Exercise directions — Report each line of the data that has "this" somewhere in it.

Records for processing —
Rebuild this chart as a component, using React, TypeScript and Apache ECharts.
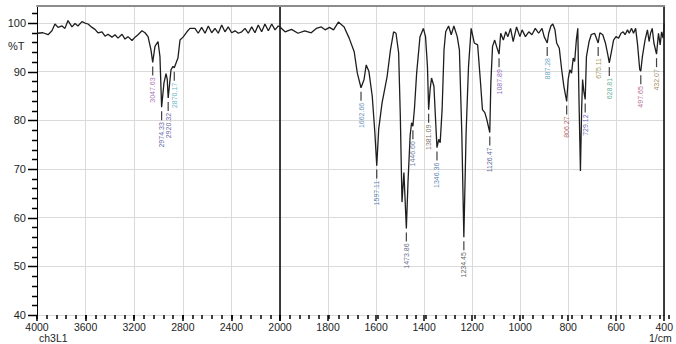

---

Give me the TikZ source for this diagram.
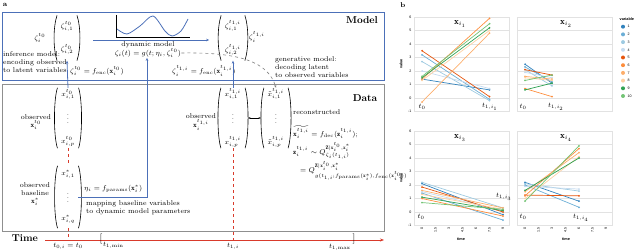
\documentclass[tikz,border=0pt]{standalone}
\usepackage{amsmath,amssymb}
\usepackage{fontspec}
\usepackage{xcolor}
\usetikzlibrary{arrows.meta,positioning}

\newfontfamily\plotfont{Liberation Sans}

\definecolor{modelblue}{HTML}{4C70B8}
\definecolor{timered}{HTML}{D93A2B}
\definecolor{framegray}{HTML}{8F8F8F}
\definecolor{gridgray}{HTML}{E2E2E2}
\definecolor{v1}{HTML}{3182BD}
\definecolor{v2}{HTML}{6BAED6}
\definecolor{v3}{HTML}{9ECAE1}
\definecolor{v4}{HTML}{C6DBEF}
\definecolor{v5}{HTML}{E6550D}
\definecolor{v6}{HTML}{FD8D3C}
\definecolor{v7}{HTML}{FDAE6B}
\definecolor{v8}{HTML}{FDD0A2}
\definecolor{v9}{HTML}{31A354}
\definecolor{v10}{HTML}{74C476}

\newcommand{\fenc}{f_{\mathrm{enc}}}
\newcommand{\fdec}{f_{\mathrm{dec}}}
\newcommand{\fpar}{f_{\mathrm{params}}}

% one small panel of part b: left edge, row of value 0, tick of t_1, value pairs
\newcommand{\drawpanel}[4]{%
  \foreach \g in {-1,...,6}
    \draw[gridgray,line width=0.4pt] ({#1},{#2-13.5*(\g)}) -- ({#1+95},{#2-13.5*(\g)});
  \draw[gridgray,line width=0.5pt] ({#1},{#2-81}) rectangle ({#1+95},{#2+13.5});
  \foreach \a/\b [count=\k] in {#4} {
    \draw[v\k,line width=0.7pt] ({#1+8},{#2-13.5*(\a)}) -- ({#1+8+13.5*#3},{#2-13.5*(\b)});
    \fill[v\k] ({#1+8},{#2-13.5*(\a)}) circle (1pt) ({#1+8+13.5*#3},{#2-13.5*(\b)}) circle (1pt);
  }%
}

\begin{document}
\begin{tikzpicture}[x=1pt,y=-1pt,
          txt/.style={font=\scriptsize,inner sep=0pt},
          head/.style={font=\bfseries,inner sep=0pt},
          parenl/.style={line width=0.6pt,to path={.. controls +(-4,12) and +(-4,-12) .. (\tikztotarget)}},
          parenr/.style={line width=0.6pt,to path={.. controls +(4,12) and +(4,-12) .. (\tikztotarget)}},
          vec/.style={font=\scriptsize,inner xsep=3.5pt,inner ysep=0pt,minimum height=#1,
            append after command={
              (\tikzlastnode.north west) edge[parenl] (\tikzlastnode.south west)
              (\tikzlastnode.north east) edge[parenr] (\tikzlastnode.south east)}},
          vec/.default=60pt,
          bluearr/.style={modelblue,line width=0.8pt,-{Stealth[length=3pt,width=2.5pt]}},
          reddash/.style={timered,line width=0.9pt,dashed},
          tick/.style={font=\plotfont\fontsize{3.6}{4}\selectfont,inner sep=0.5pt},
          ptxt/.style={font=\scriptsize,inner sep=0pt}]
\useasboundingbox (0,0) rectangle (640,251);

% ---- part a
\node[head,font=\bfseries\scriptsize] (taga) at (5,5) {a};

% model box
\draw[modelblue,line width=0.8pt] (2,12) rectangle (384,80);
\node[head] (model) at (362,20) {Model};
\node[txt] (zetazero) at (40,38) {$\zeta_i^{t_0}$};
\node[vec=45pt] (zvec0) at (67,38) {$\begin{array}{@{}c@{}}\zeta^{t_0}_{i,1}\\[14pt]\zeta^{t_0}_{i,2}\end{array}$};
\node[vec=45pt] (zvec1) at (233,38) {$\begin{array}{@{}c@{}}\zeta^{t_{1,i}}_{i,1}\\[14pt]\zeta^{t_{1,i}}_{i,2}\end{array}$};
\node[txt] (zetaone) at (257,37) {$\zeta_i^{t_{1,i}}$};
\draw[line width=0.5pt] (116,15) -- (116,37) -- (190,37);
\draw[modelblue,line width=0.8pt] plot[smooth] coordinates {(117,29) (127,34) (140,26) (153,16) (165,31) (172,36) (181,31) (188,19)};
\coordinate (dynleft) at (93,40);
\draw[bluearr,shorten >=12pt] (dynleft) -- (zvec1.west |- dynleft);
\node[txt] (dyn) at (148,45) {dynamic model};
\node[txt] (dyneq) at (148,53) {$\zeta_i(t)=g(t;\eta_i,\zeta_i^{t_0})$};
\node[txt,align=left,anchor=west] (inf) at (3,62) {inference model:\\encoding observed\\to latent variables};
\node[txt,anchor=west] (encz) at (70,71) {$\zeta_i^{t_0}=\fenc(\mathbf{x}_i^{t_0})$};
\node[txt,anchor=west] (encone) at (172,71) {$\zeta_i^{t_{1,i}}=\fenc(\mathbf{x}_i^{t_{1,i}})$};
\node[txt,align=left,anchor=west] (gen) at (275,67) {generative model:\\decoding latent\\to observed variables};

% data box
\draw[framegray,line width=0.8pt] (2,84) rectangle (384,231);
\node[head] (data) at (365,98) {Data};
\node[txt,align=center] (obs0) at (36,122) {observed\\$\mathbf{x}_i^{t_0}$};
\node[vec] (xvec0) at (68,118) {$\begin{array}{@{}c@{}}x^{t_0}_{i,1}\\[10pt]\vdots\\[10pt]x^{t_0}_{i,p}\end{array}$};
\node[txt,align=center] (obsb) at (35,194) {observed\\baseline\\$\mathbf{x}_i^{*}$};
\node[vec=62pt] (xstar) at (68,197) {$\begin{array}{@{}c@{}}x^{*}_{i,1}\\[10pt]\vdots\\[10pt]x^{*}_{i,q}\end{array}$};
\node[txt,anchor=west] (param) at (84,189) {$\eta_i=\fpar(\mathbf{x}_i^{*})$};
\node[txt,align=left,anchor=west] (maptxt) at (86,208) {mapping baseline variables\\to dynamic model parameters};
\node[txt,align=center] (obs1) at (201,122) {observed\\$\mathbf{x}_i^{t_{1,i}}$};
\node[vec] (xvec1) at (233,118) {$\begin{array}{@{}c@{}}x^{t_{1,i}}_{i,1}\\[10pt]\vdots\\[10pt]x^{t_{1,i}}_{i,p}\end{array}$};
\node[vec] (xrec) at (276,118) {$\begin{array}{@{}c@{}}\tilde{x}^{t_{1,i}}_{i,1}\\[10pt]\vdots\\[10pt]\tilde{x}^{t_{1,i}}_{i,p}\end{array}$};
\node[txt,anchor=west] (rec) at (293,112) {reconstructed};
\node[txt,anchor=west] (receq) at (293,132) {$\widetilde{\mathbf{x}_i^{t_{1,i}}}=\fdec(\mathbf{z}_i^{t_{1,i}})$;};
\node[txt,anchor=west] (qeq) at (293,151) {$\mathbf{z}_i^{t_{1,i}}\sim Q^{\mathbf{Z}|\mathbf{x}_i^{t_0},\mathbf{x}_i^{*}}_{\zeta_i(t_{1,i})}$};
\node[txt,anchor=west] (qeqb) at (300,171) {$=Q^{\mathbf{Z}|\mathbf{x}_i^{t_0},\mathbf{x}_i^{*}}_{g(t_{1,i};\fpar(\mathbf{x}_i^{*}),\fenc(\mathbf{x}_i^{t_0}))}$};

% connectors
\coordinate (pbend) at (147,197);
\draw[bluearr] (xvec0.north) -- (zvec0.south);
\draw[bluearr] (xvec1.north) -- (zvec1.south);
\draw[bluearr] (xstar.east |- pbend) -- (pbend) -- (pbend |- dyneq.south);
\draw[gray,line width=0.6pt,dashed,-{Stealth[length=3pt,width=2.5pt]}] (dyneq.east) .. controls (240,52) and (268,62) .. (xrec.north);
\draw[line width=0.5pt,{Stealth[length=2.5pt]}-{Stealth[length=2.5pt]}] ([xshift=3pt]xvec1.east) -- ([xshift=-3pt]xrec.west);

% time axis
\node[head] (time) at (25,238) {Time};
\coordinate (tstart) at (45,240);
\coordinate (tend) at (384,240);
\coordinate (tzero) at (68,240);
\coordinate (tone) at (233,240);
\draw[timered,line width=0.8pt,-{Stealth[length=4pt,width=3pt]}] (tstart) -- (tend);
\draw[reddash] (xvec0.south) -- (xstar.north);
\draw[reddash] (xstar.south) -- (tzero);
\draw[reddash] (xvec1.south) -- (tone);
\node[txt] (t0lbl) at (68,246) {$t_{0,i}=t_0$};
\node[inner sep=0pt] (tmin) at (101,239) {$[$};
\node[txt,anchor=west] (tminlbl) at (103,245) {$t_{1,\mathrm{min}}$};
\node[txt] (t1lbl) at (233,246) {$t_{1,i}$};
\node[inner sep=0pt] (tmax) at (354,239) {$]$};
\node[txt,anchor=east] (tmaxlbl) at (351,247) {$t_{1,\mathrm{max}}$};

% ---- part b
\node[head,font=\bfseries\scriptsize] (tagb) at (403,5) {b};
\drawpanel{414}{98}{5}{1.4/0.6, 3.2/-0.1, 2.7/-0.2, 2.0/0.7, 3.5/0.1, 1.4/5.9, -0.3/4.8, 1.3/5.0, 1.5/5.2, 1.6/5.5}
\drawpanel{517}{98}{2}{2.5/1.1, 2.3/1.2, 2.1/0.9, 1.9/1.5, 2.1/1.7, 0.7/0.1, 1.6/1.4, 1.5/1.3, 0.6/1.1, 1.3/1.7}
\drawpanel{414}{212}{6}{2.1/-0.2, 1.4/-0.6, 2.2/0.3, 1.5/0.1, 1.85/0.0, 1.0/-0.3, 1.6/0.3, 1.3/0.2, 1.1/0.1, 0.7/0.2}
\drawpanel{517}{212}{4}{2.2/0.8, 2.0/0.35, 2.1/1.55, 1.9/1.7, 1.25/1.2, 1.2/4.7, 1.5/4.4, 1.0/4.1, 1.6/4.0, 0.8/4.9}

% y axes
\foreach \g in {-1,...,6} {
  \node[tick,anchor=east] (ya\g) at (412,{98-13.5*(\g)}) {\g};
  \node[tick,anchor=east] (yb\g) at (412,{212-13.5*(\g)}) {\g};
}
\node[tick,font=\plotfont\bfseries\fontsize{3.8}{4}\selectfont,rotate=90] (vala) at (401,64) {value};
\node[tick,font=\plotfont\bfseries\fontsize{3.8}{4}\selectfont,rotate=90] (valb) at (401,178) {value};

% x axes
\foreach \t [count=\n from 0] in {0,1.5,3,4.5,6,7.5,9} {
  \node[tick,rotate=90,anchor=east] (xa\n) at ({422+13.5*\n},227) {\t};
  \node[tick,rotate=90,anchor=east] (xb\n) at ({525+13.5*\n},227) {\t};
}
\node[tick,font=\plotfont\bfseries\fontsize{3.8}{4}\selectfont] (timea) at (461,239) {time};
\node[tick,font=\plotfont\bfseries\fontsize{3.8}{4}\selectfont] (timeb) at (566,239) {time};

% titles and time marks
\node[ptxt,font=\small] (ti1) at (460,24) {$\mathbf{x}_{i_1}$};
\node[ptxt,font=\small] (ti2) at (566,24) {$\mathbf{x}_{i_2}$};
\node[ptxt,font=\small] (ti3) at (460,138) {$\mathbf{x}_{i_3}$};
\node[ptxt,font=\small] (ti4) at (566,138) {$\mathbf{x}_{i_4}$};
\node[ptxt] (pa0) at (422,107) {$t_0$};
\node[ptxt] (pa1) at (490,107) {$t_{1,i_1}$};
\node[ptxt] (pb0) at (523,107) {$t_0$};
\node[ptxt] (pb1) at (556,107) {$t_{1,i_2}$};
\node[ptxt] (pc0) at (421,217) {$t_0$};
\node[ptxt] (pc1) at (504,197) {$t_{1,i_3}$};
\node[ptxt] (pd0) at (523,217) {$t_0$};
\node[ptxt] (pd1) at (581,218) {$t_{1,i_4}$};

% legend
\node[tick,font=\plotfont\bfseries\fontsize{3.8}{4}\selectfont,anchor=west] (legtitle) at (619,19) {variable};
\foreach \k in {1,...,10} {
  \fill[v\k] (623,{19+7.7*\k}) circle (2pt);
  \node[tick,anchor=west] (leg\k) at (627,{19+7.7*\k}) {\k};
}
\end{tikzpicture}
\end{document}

Answer to the task —
Rebuild this chart as a component, using React, TypeScript and Apache ECharts.
Give me the TikZ source for this diagram.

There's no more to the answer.